The first vulnerability lies with the pandemic-related increase in the accumulated stock of debt for EM countries for which the fundamental healing is now required. A necessary driver to achieve this healing is the return of EM growth. That leads us to the second risk, that still can delay the recovery process, so any further shocks in the virus situation (like in India), leading to more lockdowns and being amplified by a slow vaccination progress in many EM countries. Finally, the third risk centres around inflation and the debate on its nature. Is the recent rise transitory or does it signal a more permanent regime shift leading to a deterioration in inflation expectations, hence pushing US real rates further up and sparking the risk-aversion that adversely impacts EMs. What are the starkest contrasts when it comes to the gap in the emerging market debt universe and how do you navigate these when it comes to asset allocation decisions?
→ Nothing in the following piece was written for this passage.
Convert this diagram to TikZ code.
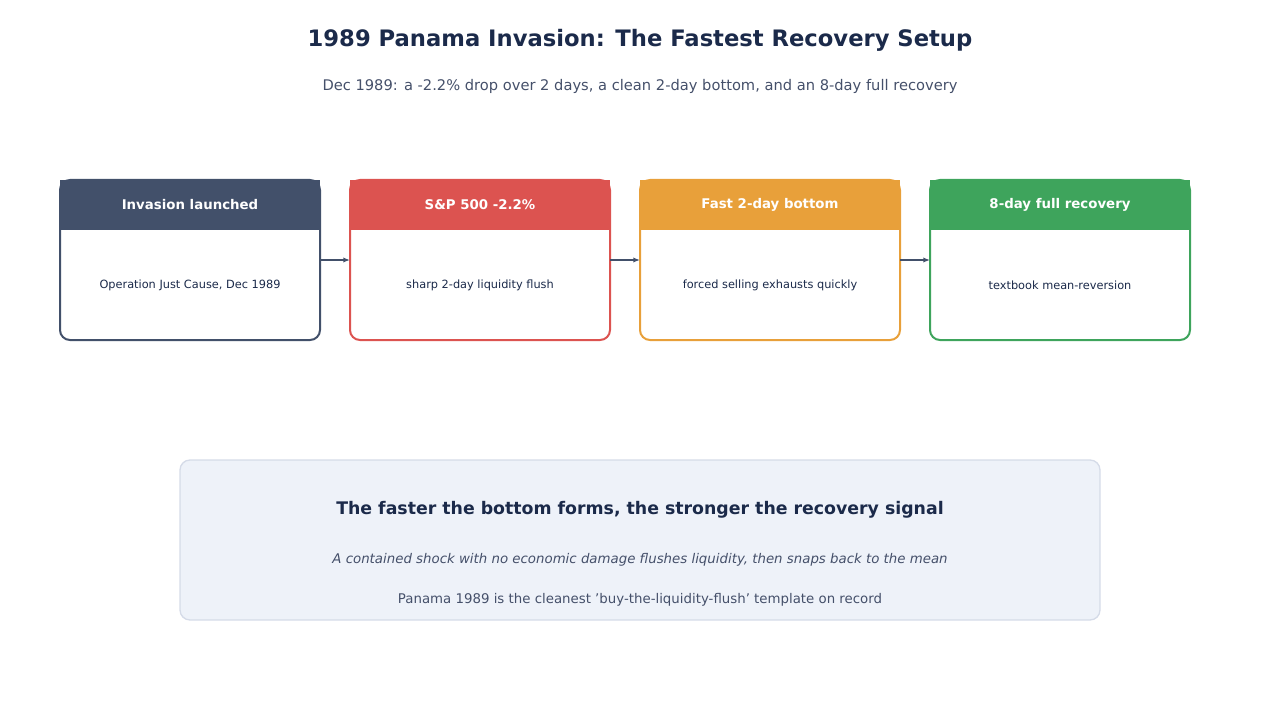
\documentclass[tikz,border=0pt]{standalone}
\usepackage{fontspec}
\setmainfont{DejaVu Sans}
\usetikzlibrary{arrows.meta}
\definecolor{cdark}{HTML}{42506A}
\definecolor{cred}{HTML}{DC5350}
\definecolor{corange}{HTML}{E8A03A}
\definecolor{cgreen}{HTML}{3EA45C}
\definecolor{ctitle}{HTML}{1B2A4A}
\definecolor{csub}{HTML}{45506A}
\definecolor{cpanel}{HTML}{EEF2F9}
\definecolor{cpanelb}{HTML}{D5DBE8}
\tikzset{
  hdr/.style={font=\bfseries\fontsize{10}{12}\selectfont, text=white},
  bodytxt/.style={font=\fontsize{8.5}{10}\selectfont, text=ctitle},
  conn/.style={draw=cdark, line width=1.1pt, -{Latex[length=5pt,width=4pt]}}
}
\begin{document}
\begin{tikzpicture}[x=0.75pt,y=-0.75pt]
\useasboundingbox (0,0) rectangle (1280,720);
\node[font=\bfseries\fontsize{17}{20}\selectfont, text=ctitle] (title) at (640,40) {1989 Panama Invasion: The Fastest Recovery Setup};
\node[font=\fontsize{11}{13}\selectfont, text=csub] (sub) at (640,86) {Dec 1989: a -2.2\% drop over 2 days, a clean 2-day bottom, and an 8-day full recovery};
\foreach \x/\c/\h/\b/\n in {60/cdark/{Invasion launched}/{Operation Just Cause, Dec 1989}/b1,
  350/cred/{S\&P 500 -2.2\%}/{sharp 2-day liquidity flush}/b2,
  640/corange/{Fast 2-day bottom}/{forced selling exhausts quickly}/b3,
  930/cgreen/{8-day full recovery}/{textbook mean-reversion}/b4}{
  \fill[white, rounded corners=7.5pt] (\x,180) rectangle ++(260,160);
  \fill[\c] (\x,180) rectangle ++(260,50);
  \draw[\c, line width=1.5pt, rounded corners=7.5pt] (\x,180) rectangle ++(260,160);
  \coordinate (\n w) at (\x,260);
  \coordinate (\n e) at (\x+260,260);
  \node[hdr] (\n h) at (\x+130,205) {\h};
  \node[bodytxt] (\n t) at (\x+130,285) {\b};
}
\draw[conn] (b1e) -- (b2w);
\draw[conn] (b2e) -- (b3w);
\draw[conn] (b3e) -- (b4w);
\draw[fill=cpanel, draw=cpanelb, line width=1pt, rounded corners=7.5pt] (180,460) rectangle (1100,620);
\node[font=\bfseries\fontsize{13}{15}\selectfont, text=ctitle] (pt) at (640,510) {The faster the bottom forms, the stronger the recovery signal};
\node[font=\itshape\fontsize{10}{12}\selectfont, text=csub] (p1) at (640,560) {A contained shock with no economic damage flushes liquidity, then snaps back to the mean};
\node[font=\fontsize{10}{12}\selectfont, text=csub] (p2) at (640,600) {Panama 1989 is the cleanest 'buy-the-liquidity-flush' template on record};
\end{tikzpicture}
\end{document}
We always assess countries based on four lenses: fundamentals, technicals, valuation and ESG. The combination of those factors is used when taking country allocation decisions. On the fundamental front, EM recovery, while strong, is marked by a high dispersion between regions and countries. Therefore, we look at themes like commodity exporters vs importers, high-yielding versus low-yielding countries (rate sensitivity), vaccination progress and also geopolitical alpha. As the global growth will be led by China and US, the important theme for all emerging markets is how they can benefit from such a polarised composition of global recovery. That could include exports to US and China or being in the supply chain for those superpowers. Finally, given the increasing importance of sustainability in EMD, strategies that consistently integrate ESG factors and work to tackle still-prevalent data and transparency issues will be best placed to take advantage of this growing trend.